Screening for the right candidate for your vacancy is time consuming and costly. You spend hours narrowing down applicants, then you spend some of your precious time choosing your top picks, only to find the candidate sitting in front of you bears no resemblance to the paper version. What a waste of your time. Where did you go wrong? How can you ensure the candidates are who they say they are?

That’s where video CVs come into play. However, just like video interviews, video CVs have their inherent weaknesses from an employer’s perspective:

1. Fear of Discrimination

Discrimination concerns have discouraged applicants from sending photos and personal information with their CV. Employers are at risk of conducting a potentially discriminatory hiring process accepting video CVs when utilised inappropriately.

2. Photogenic

Not everyone is a Hollywood star in front of a camera. Video CVs and video interviews might be disproportionately more favorable towards candidates who present better in front of a camera.

3. Time-consuming

Experienced hiring managers spend 20 to 30 seconds on each paper CV, and various tools exist to help us screen for the keywords and skill sets we search for. It could be more time consuming going through each video.

City Sail has recently released its machine-run video analysis, which allows hiring managers to screen through hundreds of video profiles to filter down to the top 10 candidates with a cultural and personality fit within hours, rather than the days or weeks that it usually takes.

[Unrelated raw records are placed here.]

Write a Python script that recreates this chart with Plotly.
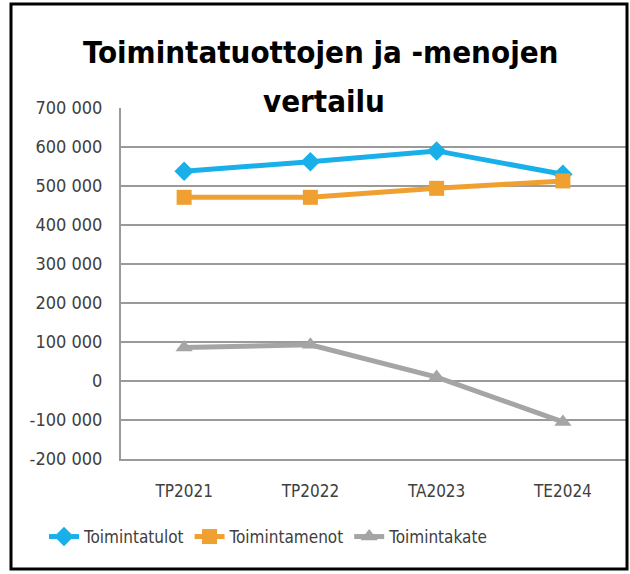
import plotly.graph_objects as go

categories = ["TP2021", "TP2022", "TA2023", "TE2024"]
toimintatulot = [538000, 562000, 590000, 530000]
toimintamenot = [471000, 471000, 494000, 513000]
toimintakate = [86000, 93000, 10000, -105000]
ytick_vals = [700000, 600000, 500000, 400000, 300000, 200000, 100000, 0, -100000, -200000]
ytick_text = ["700 000", "600 000", "500 000", "400 000", "300 000", "200 000", "100 000", "0", "-100 000", "-200 000"]
title_lines = ["Toimintatuottojen ja -menojen", "vertailu"]

FONT = "DejaVu Sans Condensed"

fig = go.Figure()
series = [
    ("Toimintatulot", toimintatulot, "#19b0ea", "diamond", 15),
    ("Toimintamenot", toimintamenot, "#f0a030", "square", 15),
    ("Toimintakate", toimintakate, "#a5a5a5", "triangle-up", 15),
]
for name, vals, color, sym, size in series:
    fig.add_trace(go.Scatter(
        x=categories, y=vals, name=name, mode="lines+markers",
        line=dict(color=color, width=5),
        marker=dict(symbol=sym, size=size, color=color),
    ))

L, R, T, B = 121, 4, 108, 115
W, H = 630, 574
pw, ph = W - L - R, H - T - B

def px_x(px):
    return (px - L) / pw

def px_y(py):
    return (H - B - py) / ph

annotations = [
    dict(text=f"<b>{title_lines[0]}</b>", x=px_x(320), y=px_y(52), xref="paper", yref="paper",
         xanchor="center", yanchor="middle", showarrow=False,
         font=dict(family=FONT, size=31, color="black")),
    dict(text=f"<b>{title_lines[1]}</b>", x=px_x(324), y=px_y(101), xref="paper", yref="paper",
         xanchor="center", yanchor="middle", showarrow=False,
         font=dict(family=FONT, size=31, color="black")),
]

fig.update_layout(
    width=W, height=H,
    margin=dict(l=L, r=R, t=T, b=B),
    paper_bgcolor="white", plot_bgcolor="white",
    font=dict(family=FONT, color="#404040", size=18),
    annotations=annotations,
    showlegend=True,
    legend=dict(orientation="h", x=px_x(44), xanchor="left", y=px_y(537), yanchor="middle",
                font=dict(size=17, color="#404040"), itemwidth=30, traceorder="normal",
                bgcolor="rgba(0,0,0,0)"),
    xaxis=dict(
        type="category", range=[-0.5, 3.5], showgrid=False, showline=True,
        linecolor="#9a9a9a", linewidth=2, ticks="outside", ticklen=16, tickcolor="rgba(0,0,0,0)",
        tickfont=dict(size=17, color="#404040"),
    ),
    yaxis=dict(
        range=[-200000, 700000], tickvals=ytick_vals, ticktext=ytick_text,
        showgrid=True, gridcolor="#9a9a9a", gridwidth=2, zeroline=False,
        showline=True, linecolor="#9a9a9a", linewidth=2, ticks="outside", ticklen=13,
        tickcolor="rgba(0,0,0,0)", tickfont=dict(size=18, color="#404040"),
    ),
    shapes=[dict(
        type="rect", xref="paper", yref="paper",
        x0=px_x(11), x1=px_x(627),
        y0=px_y(569), y1=px_y(4),
        line=dict(color="black", width=3), layer="above",
    )],
)

fig.write_html("out.html", config={"displayModeBar": False},
               post_script="document.body.style.margin='0';document.body.style.overflow='hidden';")
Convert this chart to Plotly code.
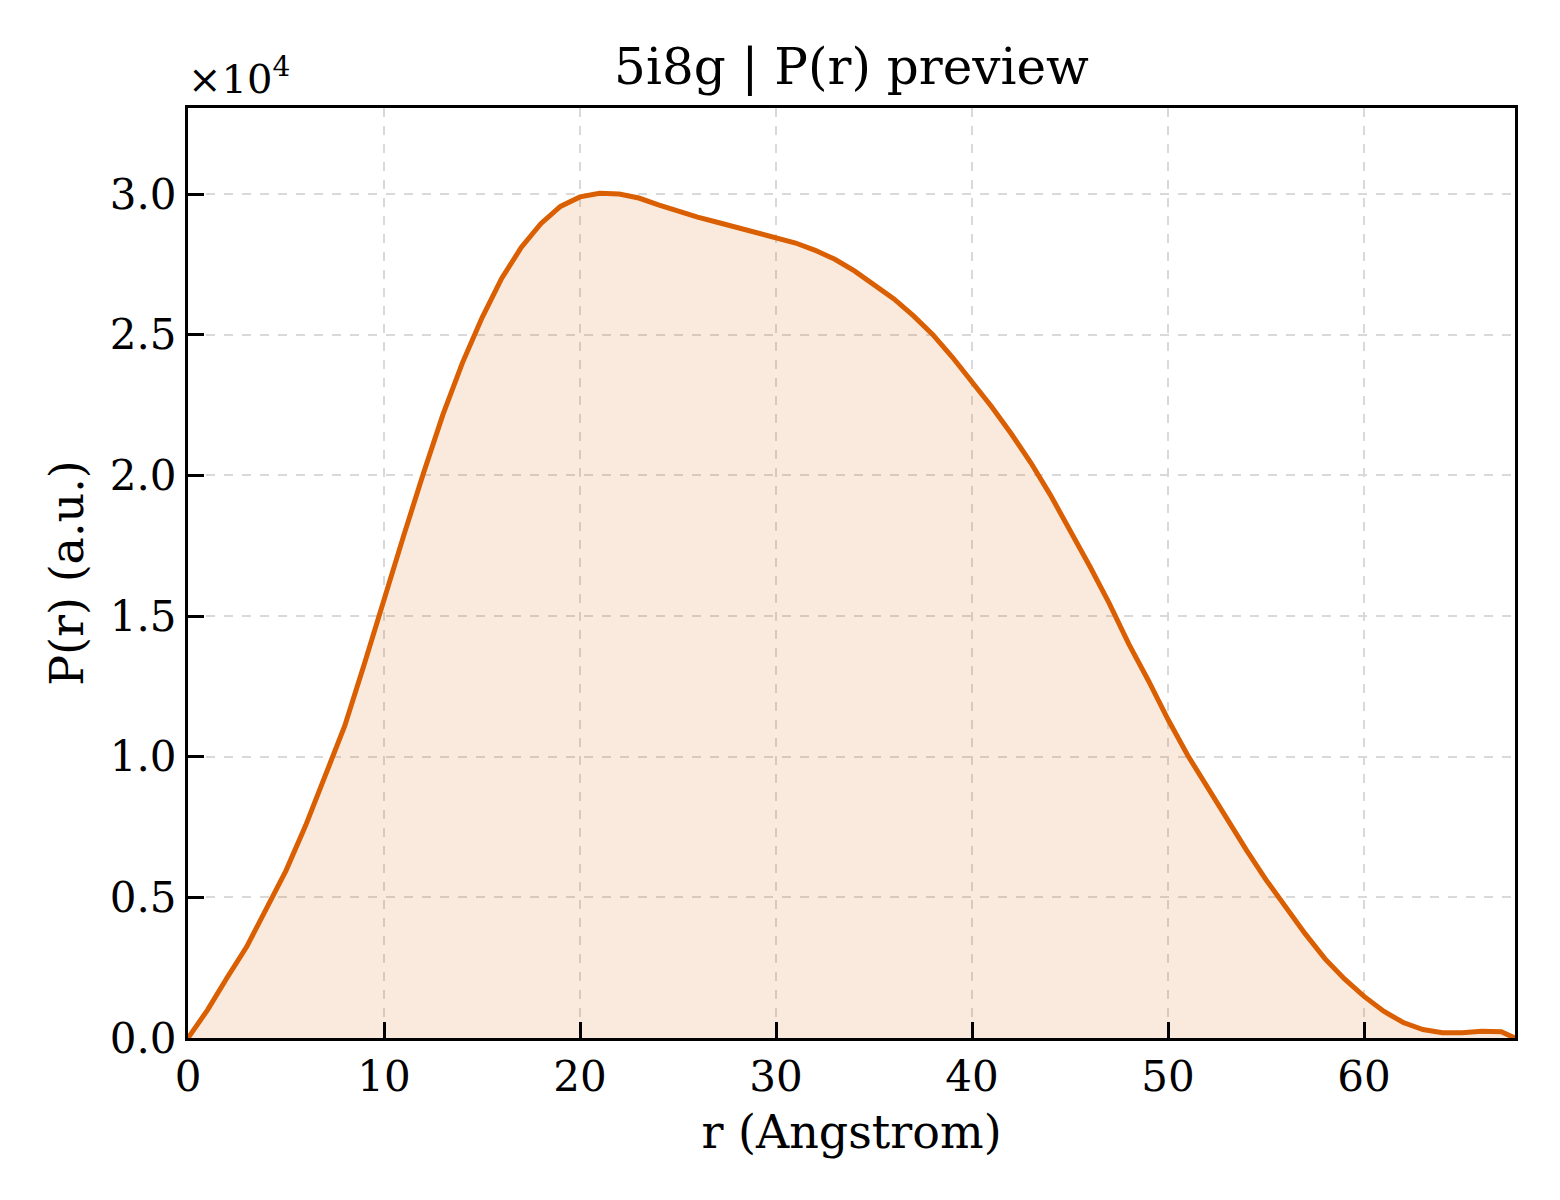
import plotly.graph_objects as go

# r (Angstrom)
r_vals = [0, 1, 2, 3, 4, 5, 6, 7, 8, 9, 10, 11, 12, 13, 14, 15, 16, 17, 18, 19,
          20, 21, 22, 23, 24, 25, 26, 27, 28, 29, 30, 31, 32, 33, 34, 35, 36, 37, 38, 39,
          40, 41, 42, 43, 44, 45, 46, 47, 48, 49, 50, 51, 52, 53, 54, 55, 56, 57, 58, 59,
          60, 61, 62, 63, 64, 65, 66, 67, 67.7]
# P(r) (a.u.)
p_vals = [0, 1000, 2150, 3250, 4600, 5950, 7550, 9300, 11100, 13300,
          15650, 17850, 20050, 22150, 24000, 25600, 27000, 28100, 28950, 29560,
          29900, 30030, 30000, 29860, 29620, 29380, 29180, 29000, 28820, 28640,
          28460, 28260, 28000, 27680, 27270, 26800, 26280, 25680, 25000, 24200,
          23320, 22440, 21480, 20450, 19300, 18050, 16780, 15450, 14000, 12700,
          11320, 10050, 8900, 7780, 6680, 5620, 4640, 3700, 2820, 2100,
          1480, 950, 550, 300, 190, 190, 240, 220, 0]

y_tickvals = [0, 5000, 10000, 15000, 20000, 25000, 30000]
y_ticktext = ["0.0", "0.5", "1.0", "1.5", "2.0", "2.5", "3.0"]
x_tickvals = [0, 10, 20, 30, 40, 50, 60]
x_ticktext = ["0", "10", "20", "30", "40", "50", "60"]

FONT = "DejaVu Serif, Liberation Serif, serif"
LINE = "#D95F02"

fig = go.Figure()
fig.add_trace(go.Scatter(
    x=r_vals, y=p_vals, mode="lines",
    line=dict(color=LINE, width=5),
    fill="tozeroy", fillcolor="rgba(217,95,2,0.13)",
    showlegend=False,
))

axis_common = dict(
    showline=True, linecolor="black", linewidth=3, mirror=True,
    ticks="inside", ticklen=16, tickwidth=3, tickcolor="black",
    showgrid=True, gridcolor="#d9d9d9", griddash="dash", gridwidth=1.5,
    zeroline=False,
    tickfont=dict(family=FONT, size=42, color="black"),
)

fig.update_layout(
    width=1560, height=1200,
    margin=dict(l=180, r=53, t=100, b=170),
    paper_bgcolor="white", plot_bgcolor="white",
    font=dict(family=FONT, color="black"),
    title=dict(text="5i8g | P(r) preview", x=0.5, xref="paper", xanchor="center",
               y=1, yref="paper", yanchor="bottom", pad=dict(b=24),
               font=dict(family=FONT, size=50, color="black")),
    xaxis=dict(range=[0, 67.7], tickvals=x_tickvals, ticktext=x_ticktext,
               title=dict(text="r (Angstrom)", font=dict(family=FONT, size=46), standoff=16),
               **axis_common),
    yaxis=dict(range=[0, 33060], tickvals=y_tickvals, ticktext=y_ticktext,
               title=dict(text="P(r) (a.u.)", font=dict(family=FONT, size=46), standoff=12),
               **axis_common),
)

fig.add_annotation(
    text="×10<sup>4</sup>", xref="paper", yref="paper", x=0, y=1,
    xanchor="left", yanchor="bottom", yshift=4, xshift=-2, showarrow=False,
    font=dict(family=FONT, size=40, color="black"),
)

fig.write_html("out.html")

It also uses artificial intelligence to read facial expressions on candidates’ video profiles automatically, picking up on all the signs and making sure you get unbiased, independent and consistent analysis of the potential and/or current employees’ characteristics.

In addition to the characteristics intelligence analysis, video CVs also bring you these advantages:

Multiple benefits have been widely recorded in improving a firm’s diversity, including breeding innovation, performance uplift, greater financial returns, increased execution efficiency, broader range of services, and higher employee adaptability.  

But achieving diversity is not as easy as it sounds. Diversity does not only encompass race, gender, age, ethnicity, education, background, but more importantly should also embrace characteristics, personality, organisational behaviour, and cognitive style etc.

Many firms now set a target ratio at the recruitment stage to ensure the diversity of the candidate slate – however this is not so easy to achieve with paper CVs.

This is where video CVs can assist us. They not only provide the basic information on candidates, but they also highlight the candidates’ characteristics to help us ensure diversity.

When we interview candidates for jobs, we bring our personal preferences, our past experiences into the picture, and we often subconsciously choose people who are like us but who might not necessarily be right for the job.

The judgement is subconsciously biased, which varies from person to person on a day to day basis.

Machine-run video profiles analysis developed by City Sail enables an independent unbiased read of candidates’ confidence level, passion level, curiosity level (to name a few features) across all candidates with the same benchmark applied.

This is not to say it replaces the hiring manager’s interviews, but this process provides independent and unbiased insights during the screening stage as a cross validation and reference.

We all have had experience selecting 20 candidates to interview from a mountain of paper CVs. The candidates selected then have one shot over a 30-minute interview to prove themselves. The odds are that there are candidates who have been overlooked during our 30-second skimming through their paper CVs or over an interview where certain candidates did not perform at their best. 

With video CVs, candidates have more control over how their applications are handled, as they now have more than one chance to convince the person doing the screening of their skills and qualities.

The process will boost a more fair and equal opportunity play, and allow the candidates to present who they are.

Furthermore, candidates can showcase their previous work, their language skills, or even dance moves, babysitting a child, servicing a customer over a clip during the CV screening stage, which would otherwise only be partially tested until interviews.

For those shy of camera, showcasing their previous work instead of speaking into the camera without ease would be a better option.